** START OF Records shown **
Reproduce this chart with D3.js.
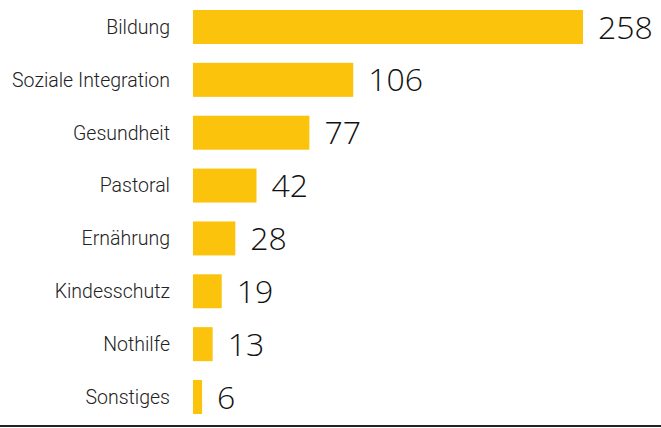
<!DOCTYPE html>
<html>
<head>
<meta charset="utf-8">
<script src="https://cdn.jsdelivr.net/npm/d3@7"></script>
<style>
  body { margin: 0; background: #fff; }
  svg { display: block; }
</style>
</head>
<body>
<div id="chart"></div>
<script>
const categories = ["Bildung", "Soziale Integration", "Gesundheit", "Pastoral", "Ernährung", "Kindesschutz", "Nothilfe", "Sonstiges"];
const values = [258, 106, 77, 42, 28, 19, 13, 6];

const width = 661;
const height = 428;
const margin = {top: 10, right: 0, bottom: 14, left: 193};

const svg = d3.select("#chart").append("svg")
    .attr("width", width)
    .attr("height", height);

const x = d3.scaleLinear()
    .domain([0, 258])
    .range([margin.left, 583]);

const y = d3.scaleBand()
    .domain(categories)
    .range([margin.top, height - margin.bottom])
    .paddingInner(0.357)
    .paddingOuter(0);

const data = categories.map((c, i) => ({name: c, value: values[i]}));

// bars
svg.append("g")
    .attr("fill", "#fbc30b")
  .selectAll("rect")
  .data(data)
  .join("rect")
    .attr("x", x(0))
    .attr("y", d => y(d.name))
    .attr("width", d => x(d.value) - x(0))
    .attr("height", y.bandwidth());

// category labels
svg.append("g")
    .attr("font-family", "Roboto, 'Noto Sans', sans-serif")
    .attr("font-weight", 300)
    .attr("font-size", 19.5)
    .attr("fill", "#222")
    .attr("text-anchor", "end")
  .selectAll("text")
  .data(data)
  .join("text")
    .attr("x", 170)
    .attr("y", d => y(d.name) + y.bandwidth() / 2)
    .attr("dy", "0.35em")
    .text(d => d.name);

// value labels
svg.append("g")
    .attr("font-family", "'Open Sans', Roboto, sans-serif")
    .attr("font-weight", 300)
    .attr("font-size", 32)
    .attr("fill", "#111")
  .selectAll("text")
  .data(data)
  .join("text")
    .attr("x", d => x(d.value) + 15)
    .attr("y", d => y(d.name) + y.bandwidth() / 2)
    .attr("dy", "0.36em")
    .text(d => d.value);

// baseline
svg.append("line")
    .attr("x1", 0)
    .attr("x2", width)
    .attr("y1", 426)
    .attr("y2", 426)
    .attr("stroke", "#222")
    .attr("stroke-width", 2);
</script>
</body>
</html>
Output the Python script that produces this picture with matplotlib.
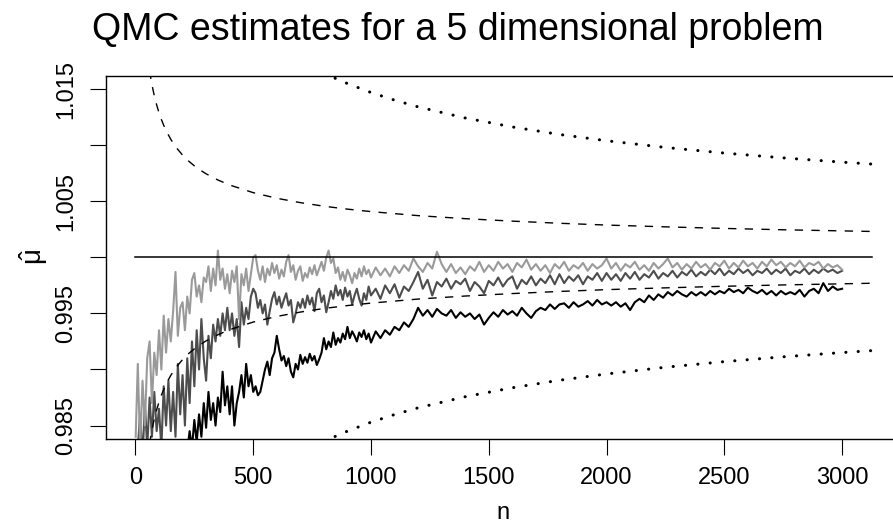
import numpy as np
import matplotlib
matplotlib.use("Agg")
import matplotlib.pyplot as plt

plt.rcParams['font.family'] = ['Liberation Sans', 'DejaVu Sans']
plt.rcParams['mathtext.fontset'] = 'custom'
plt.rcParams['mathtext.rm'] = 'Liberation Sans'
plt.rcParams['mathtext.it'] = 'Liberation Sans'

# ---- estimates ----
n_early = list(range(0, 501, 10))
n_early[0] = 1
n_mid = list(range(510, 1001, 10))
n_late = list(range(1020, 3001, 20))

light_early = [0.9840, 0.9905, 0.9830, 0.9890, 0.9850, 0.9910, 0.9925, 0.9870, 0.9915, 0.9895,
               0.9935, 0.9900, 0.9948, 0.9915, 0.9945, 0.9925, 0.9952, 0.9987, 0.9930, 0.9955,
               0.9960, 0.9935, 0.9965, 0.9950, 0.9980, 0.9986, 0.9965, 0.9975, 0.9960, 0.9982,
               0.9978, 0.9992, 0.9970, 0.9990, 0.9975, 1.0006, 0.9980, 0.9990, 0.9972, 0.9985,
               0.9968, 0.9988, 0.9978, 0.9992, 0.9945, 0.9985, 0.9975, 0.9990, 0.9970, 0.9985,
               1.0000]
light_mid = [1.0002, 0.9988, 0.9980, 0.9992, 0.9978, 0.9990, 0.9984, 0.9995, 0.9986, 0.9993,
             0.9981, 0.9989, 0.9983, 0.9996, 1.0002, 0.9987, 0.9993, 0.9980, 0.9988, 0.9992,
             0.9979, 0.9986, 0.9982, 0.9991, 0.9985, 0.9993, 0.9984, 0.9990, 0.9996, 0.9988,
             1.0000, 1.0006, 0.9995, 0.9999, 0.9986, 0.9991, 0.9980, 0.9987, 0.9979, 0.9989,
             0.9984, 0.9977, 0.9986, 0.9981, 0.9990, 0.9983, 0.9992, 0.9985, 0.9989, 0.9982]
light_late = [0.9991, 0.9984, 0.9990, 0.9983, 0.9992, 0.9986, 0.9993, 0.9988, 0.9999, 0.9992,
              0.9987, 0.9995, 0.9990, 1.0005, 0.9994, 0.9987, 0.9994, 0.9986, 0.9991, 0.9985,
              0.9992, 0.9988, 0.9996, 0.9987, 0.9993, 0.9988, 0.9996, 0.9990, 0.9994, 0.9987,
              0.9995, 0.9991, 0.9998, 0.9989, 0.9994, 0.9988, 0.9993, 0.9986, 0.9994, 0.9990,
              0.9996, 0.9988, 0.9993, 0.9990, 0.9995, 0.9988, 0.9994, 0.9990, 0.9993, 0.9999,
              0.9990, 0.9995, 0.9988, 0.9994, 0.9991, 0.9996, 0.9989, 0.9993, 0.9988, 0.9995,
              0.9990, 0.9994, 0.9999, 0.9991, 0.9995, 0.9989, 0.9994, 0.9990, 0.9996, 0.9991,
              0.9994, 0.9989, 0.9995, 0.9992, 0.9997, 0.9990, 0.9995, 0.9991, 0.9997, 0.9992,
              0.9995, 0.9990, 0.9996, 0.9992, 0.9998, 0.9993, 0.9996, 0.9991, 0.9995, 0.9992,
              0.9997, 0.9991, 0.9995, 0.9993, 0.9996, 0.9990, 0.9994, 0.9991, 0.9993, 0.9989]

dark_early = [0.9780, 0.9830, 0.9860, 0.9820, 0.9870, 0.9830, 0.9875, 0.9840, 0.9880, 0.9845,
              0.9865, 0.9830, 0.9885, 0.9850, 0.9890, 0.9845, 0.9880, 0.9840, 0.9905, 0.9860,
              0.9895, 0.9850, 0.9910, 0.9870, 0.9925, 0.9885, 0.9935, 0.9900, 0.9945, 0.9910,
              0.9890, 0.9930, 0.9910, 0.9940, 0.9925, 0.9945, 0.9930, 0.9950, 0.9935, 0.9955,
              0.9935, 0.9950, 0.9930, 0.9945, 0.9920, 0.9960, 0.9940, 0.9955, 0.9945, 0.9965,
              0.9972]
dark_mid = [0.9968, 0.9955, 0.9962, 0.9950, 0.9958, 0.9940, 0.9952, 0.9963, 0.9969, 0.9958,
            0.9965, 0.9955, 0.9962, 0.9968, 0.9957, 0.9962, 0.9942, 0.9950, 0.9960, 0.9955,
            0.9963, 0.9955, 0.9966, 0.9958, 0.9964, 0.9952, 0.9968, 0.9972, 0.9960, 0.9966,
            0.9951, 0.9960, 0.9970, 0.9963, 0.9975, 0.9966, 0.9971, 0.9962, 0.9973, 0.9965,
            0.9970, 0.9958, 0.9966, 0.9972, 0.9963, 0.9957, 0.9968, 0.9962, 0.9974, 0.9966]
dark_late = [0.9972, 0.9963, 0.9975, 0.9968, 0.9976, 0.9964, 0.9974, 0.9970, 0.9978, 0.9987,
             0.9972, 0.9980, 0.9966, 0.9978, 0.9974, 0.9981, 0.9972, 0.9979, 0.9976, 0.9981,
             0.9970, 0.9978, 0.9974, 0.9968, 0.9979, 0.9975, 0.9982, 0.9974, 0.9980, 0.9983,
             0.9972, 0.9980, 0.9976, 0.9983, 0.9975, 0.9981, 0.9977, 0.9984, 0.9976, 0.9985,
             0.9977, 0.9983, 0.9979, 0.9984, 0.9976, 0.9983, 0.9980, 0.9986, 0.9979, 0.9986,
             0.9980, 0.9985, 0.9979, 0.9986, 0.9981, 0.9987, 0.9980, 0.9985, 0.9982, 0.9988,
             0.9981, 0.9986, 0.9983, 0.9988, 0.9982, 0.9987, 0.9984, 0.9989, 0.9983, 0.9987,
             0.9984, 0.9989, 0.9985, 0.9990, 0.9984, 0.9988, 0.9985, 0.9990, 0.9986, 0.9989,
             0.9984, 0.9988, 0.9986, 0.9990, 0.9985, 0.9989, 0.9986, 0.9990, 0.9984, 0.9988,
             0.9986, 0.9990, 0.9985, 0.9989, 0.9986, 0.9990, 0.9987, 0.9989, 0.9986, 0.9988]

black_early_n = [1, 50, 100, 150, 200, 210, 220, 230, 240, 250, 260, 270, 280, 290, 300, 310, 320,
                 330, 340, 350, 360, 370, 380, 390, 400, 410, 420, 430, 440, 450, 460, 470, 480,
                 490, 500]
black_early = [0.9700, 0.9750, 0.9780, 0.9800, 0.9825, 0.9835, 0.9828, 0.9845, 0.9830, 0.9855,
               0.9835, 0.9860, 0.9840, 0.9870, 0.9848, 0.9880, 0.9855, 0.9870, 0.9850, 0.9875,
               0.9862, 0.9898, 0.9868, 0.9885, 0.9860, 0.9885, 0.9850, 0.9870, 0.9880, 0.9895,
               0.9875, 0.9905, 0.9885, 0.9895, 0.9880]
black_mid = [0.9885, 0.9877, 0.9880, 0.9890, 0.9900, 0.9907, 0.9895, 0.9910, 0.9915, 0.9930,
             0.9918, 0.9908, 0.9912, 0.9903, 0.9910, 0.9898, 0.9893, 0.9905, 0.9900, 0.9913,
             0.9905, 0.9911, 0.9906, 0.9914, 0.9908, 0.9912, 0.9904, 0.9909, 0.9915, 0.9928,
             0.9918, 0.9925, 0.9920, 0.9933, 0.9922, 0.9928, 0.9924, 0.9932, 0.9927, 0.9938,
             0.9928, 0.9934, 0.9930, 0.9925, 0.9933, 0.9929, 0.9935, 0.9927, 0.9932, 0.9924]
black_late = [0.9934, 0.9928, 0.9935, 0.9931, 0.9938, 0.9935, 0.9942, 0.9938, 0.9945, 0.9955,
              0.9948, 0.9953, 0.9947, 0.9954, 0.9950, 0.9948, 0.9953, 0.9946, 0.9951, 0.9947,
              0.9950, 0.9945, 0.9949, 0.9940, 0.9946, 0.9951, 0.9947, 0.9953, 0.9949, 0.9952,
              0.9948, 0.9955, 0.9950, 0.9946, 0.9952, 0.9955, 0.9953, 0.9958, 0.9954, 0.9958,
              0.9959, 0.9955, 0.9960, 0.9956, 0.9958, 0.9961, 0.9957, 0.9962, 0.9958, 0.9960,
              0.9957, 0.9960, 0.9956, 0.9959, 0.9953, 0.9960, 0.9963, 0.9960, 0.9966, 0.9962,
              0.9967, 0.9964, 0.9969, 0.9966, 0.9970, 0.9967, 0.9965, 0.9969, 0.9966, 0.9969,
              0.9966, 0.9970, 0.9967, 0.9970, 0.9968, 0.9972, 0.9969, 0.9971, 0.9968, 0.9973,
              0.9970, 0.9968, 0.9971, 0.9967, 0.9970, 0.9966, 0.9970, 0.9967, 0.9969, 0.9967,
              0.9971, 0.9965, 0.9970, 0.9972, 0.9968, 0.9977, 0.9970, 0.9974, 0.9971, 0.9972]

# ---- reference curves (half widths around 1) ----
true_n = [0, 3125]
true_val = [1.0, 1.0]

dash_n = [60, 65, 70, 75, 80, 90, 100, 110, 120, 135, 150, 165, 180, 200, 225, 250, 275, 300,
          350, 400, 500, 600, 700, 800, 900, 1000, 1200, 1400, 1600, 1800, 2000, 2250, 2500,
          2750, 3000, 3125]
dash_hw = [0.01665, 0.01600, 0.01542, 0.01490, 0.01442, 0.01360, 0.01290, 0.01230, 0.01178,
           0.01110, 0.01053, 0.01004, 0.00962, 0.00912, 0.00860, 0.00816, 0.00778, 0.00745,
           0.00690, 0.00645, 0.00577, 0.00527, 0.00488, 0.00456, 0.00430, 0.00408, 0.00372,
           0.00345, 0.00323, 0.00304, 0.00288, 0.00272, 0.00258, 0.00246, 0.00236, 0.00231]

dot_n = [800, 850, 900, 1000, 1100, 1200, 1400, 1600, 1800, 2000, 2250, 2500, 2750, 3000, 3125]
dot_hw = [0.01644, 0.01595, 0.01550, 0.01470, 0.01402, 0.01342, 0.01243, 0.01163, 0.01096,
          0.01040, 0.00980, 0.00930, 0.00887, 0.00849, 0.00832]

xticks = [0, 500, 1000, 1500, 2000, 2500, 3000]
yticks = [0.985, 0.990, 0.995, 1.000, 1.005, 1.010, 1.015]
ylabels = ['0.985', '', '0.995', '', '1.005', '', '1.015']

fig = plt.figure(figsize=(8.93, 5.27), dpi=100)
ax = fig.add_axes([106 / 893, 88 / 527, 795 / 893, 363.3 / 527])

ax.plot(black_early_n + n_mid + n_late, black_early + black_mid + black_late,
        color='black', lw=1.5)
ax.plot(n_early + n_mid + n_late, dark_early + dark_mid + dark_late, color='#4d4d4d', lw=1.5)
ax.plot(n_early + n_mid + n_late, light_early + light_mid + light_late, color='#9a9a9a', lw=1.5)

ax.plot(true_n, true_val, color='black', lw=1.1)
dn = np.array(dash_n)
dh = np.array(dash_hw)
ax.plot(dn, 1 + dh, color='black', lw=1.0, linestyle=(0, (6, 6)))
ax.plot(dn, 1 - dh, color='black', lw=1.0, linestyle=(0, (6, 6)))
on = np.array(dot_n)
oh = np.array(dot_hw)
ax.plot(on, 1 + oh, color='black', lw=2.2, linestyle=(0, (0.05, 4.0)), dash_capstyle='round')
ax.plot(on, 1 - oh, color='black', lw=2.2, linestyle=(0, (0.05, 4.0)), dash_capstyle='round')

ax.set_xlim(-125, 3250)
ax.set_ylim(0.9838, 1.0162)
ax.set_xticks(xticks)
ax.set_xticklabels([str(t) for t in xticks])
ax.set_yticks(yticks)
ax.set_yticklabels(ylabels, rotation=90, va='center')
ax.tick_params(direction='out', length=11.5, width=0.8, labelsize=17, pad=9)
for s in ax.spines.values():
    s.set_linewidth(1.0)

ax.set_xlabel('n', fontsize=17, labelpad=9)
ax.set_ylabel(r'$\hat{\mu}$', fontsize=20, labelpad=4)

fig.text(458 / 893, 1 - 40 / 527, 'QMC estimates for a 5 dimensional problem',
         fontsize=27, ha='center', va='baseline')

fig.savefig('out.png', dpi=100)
** END OF Records shown **
Problem to work on:
Copy exactly the part of the material above that opens with the line containing "Output the Python" and closes with the line containing "n_late = list(range(1020, 3001, 20))", ends included. Drop the images.

Exercise result:
Output the Python script that produces this picture with matplotlib.
import numpy as np
import matplotlib
matplotlib.use("Agg")
import matplotlib.pyplot as plt

plt.rcParams['font.family'] = ['Liberation Sans', 'DejaVu Sans']
plt.rcParams['mathtext.fontset'] = 'custom'
plt.rcParams['mathtext.rm'] = 'Liberation Sans'
plt.rcParams['mathtext.it'] = 'Liberation Sans'

# ---- estimates ----
n_early = list(range(0, 501, 10))
n_early[0] = 1
n_mid = list(range(510, 1001, 10))
n_late = list(range(1020, 3001, 20))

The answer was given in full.